§ Written exercise
Return exactly, please, the lines that run from the line with "Recreate this image" to the line with "whisker_hi = [22.15, 22.52, 19.37]", ends included, and omit all pictures.

§ Data for this task
···

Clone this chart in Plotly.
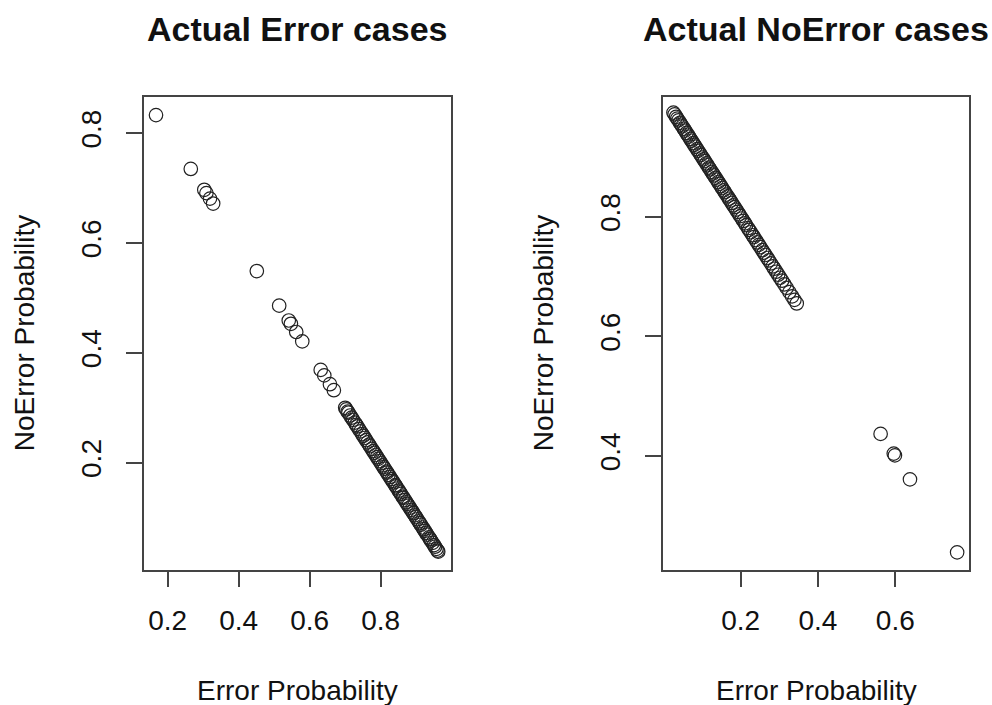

···

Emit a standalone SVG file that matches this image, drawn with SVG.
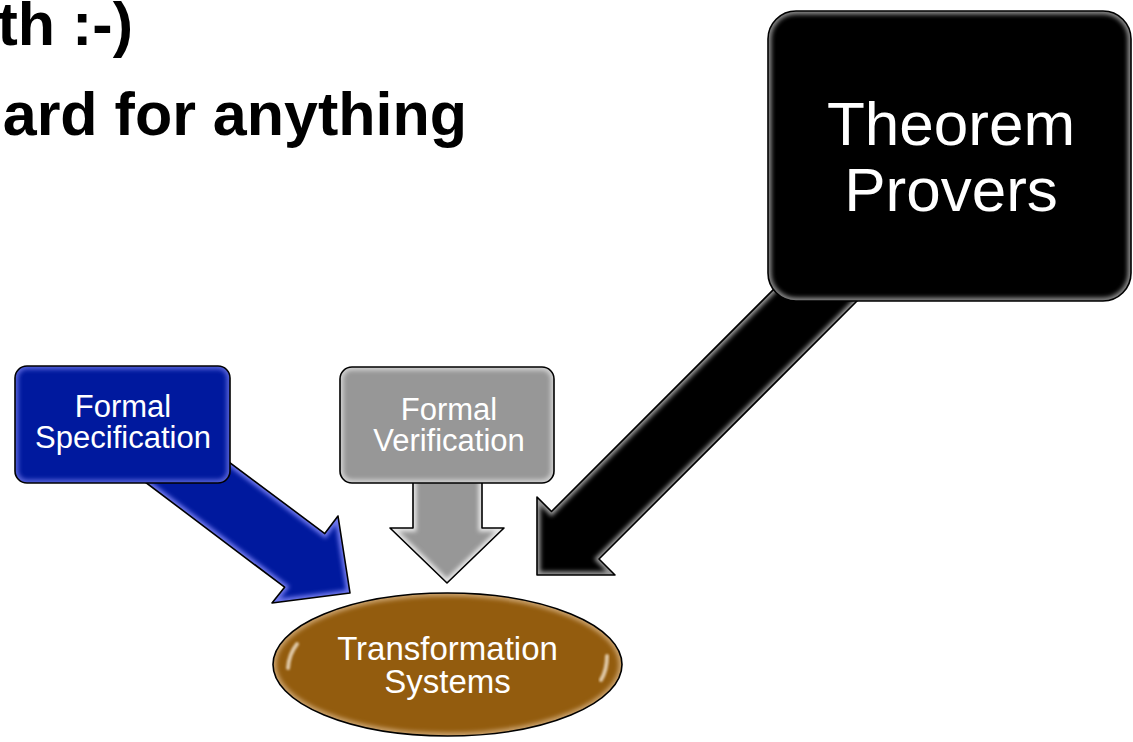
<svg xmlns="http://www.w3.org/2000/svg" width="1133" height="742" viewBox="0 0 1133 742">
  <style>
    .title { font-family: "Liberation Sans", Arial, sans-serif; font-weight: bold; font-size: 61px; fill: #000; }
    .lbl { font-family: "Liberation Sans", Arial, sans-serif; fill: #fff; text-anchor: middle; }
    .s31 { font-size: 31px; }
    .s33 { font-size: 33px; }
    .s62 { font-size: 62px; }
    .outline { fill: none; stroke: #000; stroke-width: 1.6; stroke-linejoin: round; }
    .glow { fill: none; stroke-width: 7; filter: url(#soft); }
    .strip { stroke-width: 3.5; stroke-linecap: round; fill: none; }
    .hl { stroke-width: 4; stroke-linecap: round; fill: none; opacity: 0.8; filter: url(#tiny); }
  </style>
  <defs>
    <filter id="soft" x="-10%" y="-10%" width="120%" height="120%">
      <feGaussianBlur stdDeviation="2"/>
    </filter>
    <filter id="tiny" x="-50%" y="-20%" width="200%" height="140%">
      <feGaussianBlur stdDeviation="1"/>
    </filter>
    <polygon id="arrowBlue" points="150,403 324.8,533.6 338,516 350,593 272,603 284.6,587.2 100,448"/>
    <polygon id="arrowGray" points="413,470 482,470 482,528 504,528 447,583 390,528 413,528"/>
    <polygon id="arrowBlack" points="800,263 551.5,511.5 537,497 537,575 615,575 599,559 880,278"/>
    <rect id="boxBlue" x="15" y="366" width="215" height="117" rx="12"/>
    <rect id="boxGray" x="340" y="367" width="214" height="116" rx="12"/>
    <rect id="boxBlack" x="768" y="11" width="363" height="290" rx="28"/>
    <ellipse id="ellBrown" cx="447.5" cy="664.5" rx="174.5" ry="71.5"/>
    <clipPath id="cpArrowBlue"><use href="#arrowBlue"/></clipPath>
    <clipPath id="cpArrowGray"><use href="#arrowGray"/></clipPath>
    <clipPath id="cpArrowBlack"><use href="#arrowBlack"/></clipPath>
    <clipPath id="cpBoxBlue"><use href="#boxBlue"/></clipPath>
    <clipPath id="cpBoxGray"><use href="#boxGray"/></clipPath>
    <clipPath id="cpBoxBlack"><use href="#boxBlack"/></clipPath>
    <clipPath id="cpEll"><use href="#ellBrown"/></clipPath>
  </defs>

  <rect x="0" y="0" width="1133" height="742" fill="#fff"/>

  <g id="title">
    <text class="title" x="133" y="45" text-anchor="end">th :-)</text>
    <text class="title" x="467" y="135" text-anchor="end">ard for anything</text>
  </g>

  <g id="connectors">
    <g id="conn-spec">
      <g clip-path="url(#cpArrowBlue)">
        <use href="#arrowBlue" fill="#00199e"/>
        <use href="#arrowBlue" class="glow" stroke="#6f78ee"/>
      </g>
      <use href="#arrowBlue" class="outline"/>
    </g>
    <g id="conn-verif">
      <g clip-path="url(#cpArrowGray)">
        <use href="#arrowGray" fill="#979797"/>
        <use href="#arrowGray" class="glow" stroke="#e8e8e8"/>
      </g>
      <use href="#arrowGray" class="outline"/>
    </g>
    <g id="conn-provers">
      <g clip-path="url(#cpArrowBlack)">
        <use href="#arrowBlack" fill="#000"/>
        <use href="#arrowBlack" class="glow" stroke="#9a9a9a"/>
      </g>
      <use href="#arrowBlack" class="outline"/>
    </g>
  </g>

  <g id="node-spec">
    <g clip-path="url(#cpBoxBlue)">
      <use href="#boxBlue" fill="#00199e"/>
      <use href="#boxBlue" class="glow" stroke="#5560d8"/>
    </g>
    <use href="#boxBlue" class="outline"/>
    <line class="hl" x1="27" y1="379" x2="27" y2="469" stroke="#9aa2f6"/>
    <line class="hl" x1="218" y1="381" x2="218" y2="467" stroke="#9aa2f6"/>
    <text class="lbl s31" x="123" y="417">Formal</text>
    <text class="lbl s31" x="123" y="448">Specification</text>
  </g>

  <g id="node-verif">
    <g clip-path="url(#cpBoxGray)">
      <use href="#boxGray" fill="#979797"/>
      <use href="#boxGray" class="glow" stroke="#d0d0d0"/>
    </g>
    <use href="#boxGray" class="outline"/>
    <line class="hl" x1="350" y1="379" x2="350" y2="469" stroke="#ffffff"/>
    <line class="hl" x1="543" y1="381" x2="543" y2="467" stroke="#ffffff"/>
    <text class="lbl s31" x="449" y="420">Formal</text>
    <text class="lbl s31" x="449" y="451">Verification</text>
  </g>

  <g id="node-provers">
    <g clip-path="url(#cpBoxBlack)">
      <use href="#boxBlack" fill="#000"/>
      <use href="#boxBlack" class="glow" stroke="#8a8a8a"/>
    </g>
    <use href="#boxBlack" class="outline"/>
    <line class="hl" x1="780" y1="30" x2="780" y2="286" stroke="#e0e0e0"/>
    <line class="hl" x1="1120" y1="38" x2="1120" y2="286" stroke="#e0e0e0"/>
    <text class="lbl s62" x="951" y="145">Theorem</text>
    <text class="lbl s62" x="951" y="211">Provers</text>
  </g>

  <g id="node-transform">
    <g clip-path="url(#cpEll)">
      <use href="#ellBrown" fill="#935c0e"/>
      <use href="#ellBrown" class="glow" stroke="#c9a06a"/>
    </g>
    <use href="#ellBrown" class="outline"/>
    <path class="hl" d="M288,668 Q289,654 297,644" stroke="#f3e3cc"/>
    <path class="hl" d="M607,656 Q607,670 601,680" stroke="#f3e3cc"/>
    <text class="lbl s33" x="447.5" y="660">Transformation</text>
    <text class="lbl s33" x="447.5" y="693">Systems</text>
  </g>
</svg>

···

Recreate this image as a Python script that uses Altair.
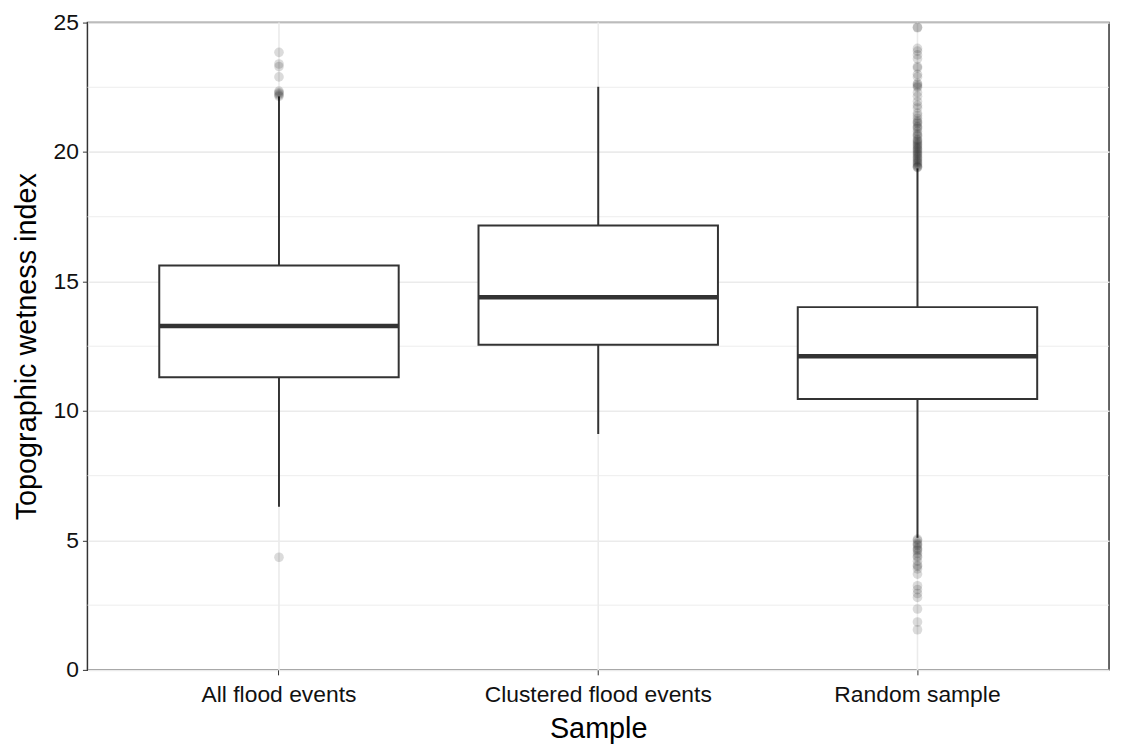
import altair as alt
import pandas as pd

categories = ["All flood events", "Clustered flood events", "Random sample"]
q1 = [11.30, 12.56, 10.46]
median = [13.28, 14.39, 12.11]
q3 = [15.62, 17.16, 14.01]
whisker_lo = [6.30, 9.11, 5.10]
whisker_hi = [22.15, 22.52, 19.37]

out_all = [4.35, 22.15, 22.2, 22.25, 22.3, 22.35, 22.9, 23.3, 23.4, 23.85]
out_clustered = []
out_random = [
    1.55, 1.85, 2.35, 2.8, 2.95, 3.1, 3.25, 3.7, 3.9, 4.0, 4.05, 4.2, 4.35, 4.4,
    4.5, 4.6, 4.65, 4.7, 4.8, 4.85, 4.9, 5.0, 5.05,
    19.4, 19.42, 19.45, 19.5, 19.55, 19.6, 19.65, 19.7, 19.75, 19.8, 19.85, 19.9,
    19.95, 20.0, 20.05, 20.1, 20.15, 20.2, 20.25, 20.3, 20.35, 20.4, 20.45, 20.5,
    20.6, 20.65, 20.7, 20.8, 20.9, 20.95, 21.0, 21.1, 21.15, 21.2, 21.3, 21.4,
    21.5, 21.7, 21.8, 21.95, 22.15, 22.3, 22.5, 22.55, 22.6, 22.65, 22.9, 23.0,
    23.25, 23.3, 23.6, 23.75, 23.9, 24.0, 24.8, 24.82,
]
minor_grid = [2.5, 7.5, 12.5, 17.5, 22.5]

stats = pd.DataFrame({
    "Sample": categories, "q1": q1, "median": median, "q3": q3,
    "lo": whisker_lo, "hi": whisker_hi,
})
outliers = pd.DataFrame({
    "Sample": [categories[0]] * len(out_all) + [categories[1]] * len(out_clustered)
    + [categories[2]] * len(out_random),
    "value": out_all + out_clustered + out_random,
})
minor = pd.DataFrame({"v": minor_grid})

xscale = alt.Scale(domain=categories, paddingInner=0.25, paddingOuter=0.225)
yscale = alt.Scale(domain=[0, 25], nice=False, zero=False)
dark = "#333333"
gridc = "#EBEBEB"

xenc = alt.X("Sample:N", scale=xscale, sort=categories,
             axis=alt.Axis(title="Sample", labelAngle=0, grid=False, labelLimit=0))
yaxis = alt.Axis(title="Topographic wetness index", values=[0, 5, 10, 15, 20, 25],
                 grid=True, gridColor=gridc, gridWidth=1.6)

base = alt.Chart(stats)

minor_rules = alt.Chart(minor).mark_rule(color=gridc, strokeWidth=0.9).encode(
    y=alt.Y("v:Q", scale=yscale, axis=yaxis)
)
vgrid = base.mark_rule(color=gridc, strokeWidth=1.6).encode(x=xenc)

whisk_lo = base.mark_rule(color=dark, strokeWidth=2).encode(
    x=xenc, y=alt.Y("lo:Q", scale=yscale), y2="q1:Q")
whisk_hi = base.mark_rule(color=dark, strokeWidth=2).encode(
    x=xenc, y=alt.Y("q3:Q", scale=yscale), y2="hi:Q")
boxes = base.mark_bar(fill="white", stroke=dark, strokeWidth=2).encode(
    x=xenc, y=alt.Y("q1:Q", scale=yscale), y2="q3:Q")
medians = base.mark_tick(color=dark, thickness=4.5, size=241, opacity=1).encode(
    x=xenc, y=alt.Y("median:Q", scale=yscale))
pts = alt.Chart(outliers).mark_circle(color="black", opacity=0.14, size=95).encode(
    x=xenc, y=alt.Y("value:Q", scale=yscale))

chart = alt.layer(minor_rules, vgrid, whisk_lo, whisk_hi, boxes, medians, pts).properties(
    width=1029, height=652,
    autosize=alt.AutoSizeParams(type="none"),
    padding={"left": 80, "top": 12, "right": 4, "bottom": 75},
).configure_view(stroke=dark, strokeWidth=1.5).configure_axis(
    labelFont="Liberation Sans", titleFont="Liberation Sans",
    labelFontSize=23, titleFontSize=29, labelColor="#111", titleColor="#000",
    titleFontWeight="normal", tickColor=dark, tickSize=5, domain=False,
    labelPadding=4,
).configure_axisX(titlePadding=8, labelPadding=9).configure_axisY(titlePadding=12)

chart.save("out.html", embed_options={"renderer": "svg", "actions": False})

···

§ Task answer
Recreate this image as a Python script that uses Altair.
import altair as alt
import pandas as pd

categories = ["All flood events", "Clustered flood events", "Random sample"]
q1 = [11.30, 12.56, 10.46]
median = [13.28, 14.39, 12.11]
q3 = [15.62, 17.16, 14.01]
whisker_lo = [6.30, 9.11, 5.10]
whisker_hi = [22.15, 22.52, 19.37]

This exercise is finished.